The argument put forward by those who advocate the policy is simple. The official line from the US Department of Defence is: having homosexuals in the military "negatively impacts on operational capacity" and "undermines unit cohesion". In other words, you can't trust the gays. People who advocate this position often mount their argument knowing full-well that such an attitude would never be accepted in the civilian world. They therefore couch the argument with vacuous statements such as "due to the unique demands of military service...", and "given the close living quarters and long periods away...".
The truth is quite the opposite. Warriors are men who have committed to a cause, and to a life where their lives are regularly in the hands of others. They know and trust their mates, and look out for one and other. There should be no lies among brothers. Lies create distrust. Honesty creates understanding and mutual respect.
Professor Belkin, an expert witness in the recent US federal court case, argues that negative feelings towards homosexuals in a military unit would decrease when people among the unit identified with that group - a phenomenon he describes as "familiarity breeds tolerance".

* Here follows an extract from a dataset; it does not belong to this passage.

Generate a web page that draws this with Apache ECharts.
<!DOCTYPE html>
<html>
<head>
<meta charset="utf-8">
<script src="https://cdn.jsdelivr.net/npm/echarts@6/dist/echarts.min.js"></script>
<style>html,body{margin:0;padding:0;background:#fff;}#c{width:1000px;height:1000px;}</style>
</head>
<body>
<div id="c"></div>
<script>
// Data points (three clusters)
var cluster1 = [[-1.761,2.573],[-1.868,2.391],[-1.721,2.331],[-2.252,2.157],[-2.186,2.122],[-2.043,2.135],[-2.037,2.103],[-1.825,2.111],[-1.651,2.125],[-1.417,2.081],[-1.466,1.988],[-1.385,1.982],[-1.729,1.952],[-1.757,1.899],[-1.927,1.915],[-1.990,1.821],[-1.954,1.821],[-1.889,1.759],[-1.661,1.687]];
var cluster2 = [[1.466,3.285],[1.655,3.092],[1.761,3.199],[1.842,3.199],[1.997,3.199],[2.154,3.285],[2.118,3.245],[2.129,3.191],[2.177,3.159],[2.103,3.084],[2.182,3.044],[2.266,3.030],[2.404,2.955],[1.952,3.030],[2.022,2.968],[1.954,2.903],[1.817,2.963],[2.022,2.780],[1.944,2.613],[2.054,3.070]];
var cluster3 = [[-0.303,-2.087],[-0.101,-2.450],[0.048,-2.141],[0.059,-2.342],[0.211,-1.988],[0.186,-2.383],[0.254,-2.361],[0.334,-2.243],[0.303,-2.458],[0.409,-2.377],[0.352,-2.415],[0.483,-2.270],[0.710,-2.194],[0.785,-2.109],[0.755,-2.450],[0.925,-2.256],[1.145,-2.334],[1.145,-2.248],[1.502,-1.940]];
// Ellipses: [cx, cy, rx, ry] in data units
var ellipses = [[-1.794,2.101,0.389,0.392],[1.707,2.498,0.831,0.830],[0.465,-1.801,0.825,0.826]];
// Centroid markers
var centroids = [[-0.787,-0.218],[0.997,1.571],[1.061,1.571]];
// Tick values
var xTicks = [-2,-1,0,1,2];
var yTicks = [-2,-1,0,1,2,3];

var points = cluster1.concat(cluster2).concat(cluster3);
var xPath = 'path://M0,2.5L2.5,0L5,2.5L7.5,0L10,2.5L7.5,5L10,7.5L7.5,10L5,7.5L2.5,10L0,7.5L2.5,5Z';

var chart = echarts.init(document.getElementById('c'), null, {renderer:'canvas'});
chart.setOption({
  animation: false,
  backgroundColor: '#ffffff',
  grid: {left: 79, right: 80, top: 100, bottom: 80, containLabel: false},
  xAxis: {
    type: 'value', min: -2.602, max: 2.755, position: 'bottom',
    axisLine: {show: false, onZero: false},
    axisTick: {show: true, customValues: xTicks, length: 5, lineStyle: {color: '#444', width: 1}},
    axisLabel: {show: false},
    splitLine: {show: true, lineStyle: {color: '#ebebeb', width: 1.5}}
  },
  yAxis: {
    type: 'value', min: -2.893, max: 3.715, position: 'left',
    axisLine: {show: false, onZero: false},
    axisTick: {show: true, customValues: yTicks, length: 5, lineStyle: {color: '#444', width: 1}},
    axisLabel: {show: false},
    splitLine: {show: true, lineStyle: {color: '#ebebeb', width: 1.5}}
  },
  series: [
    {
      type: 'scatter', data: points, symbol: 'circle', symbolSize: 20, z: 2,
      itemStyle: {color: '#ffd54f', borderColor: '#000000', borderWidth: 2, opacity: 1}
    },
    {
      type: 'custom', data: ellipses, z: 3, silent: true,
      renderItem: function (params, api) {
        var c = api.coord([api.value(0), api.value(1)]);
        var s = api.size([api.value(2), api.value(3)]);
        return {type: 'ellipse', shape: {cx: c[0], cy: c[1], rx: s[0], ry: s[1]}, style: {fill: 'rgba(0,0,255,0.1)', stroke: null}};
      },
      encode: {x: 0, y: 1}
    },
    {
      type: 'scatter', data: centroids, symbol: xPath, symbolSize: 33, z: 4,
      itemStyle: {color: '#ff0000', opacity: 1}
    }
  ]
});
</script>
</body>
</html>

In that same court case, Judge Phillips also considered (among loads of other evidence pointing in the same direction) a Rand Corporation study which concluded that although social cohesion within units might sometimes be affected by openly homosexual members, task cohesion was not affected, and therefore had little to no effect on unit military performance.
No one is saying gay soldiers must come-out to their peers. It's just that it should not cost them their job if they do. It should be up to each individual in this situation to make a personal judgment.